-- RECORDS TO USE --
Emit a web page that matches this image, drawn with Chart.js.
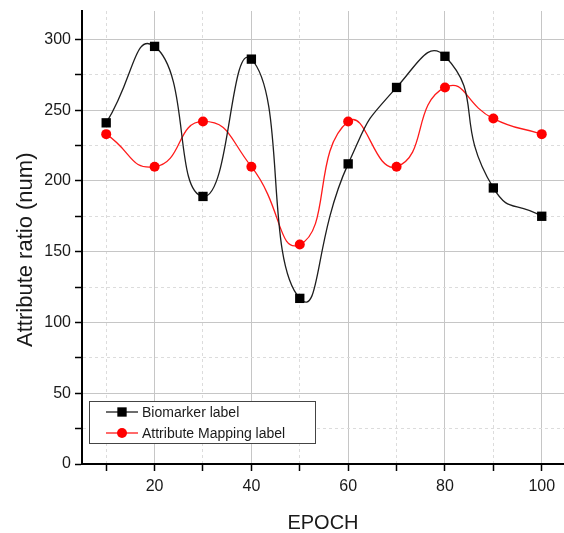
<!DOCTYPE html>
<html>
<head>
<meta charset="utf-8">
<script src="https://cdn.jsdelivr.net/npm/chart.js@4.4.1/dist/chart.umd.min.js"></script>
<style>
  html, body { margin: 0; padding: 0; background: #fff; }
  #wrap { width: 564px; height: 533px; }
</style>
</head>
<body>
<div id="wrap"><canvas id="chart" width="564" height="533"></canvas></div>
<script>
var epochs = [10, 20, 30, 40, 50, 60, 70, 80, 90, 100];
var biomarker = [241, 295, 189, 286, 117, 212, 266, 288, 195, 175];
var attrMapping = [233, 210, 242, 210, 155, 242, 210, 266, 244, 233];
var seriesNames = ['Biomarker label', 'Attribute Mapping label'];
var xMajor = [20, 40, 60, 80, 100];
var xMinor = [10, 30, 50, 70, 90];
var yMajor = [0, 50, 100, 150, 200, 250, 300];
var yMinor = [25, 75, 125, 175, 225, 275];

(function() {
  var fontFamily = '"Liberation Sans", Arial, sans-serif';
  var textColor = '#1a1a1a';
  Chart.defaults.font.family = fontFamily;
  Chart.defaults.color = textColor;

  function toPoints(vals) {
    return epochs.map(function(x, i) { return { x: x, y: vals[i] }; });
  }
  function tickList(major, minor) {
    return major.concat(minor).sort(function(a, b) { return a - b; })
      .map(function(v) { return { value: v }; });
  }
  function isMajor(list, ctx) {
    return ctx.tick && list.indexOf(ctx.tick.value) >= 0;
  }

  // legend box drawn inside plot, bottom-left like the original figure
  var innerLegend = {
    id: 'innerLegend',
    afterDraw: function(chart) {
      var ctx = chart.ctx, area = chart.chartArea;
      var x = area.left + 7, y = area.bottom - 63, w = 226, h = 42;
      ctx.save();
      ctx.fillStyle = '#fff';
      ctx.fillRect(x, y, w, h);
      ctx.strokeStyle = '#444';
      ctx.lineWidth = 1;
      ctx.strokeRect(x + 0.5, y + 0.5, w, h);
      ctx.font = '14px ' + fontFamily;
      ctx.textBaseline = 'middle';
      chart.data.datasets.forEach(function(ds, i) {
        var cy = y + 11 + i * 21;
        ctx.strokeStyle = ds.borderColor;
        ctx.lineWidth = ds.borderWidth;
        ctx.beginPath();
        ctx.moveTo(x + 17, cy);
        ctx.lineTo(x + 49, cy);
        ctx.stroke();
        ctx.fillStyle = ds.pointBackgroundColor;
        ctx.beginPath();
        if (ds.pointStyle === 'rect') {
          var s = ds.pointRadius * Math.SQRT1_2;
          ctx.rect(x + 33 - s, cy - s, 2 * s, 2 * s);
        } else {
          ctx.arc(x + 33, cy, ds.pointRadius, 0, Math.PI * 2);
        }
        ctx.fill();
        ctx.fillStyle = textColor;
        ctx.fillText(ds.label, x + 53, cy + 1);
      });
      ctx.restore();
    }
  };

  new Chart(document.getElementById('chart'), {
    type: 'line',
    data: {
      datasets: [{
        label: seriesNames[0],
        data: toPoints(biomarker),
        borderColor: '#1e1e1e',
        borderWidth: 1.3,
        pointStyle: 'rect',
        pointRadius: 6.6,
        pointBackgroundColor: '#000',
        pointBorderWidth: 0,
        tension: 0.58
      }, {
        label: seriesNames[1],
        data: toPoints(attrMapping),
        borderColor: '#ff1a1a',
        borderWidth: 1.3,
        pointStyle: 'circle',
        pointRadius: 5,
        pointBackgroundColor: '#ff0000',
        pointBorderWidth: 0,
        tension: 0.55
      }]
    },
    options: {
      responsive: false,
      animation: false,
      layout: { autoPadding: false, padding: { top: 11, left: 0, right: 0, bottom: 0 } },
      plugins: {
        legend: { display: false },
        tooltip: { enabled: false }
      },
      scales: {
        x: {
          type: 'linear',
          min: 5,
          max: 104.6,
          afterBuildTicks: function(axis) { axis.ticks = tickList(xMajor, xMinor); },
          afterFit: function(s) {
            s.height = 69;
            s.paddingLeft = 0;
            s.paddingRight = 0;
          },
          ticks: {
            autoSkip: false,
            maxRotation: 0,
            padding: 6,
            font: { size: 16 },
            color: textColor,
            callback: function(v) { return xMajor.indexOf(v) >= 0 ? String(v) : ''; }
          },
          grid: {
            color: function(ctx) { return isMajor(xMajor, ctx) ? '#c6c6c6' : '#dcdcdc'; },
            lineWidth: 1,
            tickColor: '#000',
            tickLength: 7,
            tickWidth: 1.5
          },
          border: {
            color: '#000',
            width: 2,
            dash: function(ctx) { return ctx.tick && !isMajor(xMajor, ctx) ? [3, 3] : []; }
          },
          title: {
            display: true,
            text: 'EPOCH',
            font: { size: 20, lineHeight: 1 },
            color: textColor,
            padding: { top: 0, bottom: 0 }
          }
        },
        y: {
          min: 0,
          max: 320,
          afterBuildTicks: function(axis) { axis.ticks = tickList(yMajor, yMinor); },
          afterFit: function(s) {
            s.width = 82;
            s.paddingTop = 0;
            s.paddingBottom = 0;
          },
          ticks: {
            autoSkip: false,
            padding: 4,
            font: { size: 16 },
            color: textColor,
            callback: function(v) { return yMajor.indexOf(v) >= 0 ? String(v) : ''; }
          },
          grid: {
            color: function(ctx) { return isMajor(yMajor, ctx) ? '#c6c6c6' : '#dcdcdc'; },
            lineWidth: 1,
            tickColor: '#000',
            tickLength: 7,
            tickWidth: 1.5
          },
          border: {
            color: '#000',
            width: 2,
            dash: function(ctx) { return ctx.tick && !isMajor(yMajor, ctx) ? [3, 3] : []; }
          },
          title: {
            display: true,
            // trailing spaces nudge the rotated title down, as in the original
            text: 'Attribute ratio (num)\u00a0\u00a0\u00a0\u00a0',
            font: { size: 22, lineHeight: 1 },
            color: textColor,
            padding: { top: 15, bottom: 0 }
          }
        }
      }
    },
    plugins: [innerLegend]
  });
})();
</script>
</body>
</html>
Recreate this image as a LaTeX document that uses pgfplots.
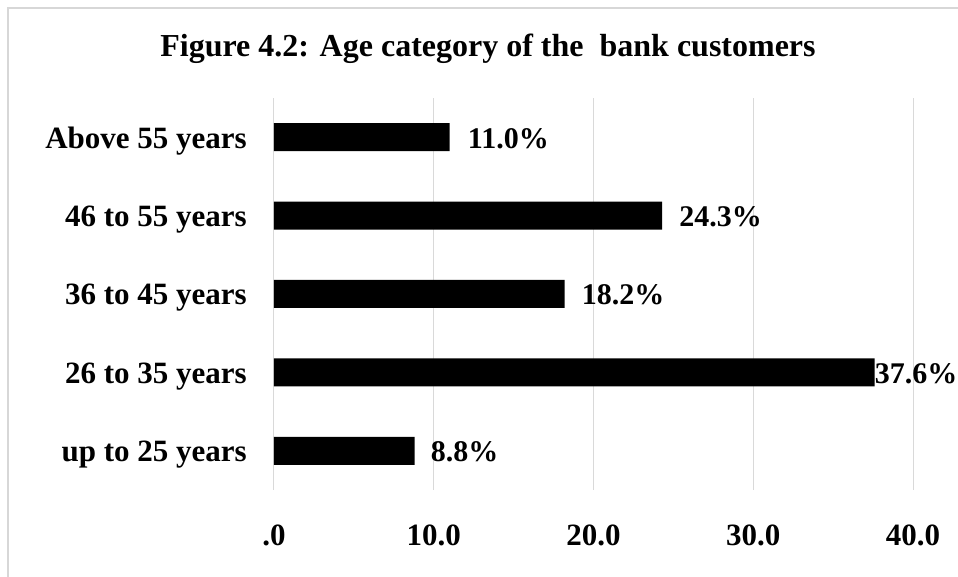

-- TASK TO CARRY OUT --
Return only the lines running from the top of the data to the line that holds "Chart.defaults.color = textColor;". Include both of those lines, but skip the pictures.

-- ANSWER FOR THIS EXERCISE --
Emit a web page that matches this image, drawn with Chart.js.
<!DOCTYPE html>
<html>
<head>
<meta charset="utf-8">
<script src="https://cdn.jsdelivr.net/npm/chart.js@4.4.1/dist/chart.umd.min.js"></script>
<style>
  html, body { margin: 0; padding: 0; background: #fff; }
  #wrap { width: 564px; height: 533px; }
</style>
</head>
<body>
<div id="wrap"><canvas id="chart" width="564" height="533"></canvas></div>
<script>
var epochs = [10, 20, 30, 40, 50, 60, 70, 80, 90, 100];
var biomarker = [241, 295, 189, 286, 117, 212, 266, 288, 195, 175];
var attrMapping = [233, 210, 242, 210, 155, 242, 210, 266, 244, 233];
var seriesNames = ['Biomarker label', 'Attribute Mapping label'];
var xMajor = [20, 40, 60, 80, 100];
var xMinor = [10, 30, 50, 70, 90];
var yMajor = [0, 50, 100, 150, 200, 250, 300];
var yMinor = [25, 75, 125, 175, 225, 275];

(function() {
  var fontFamily = '"Liberation Sans", Arial, sans-serif';
  var textColor = '#1a1a1a';
  Chart.defaults.font.family = fontFamily;
  Chart.defaults.color = textColor;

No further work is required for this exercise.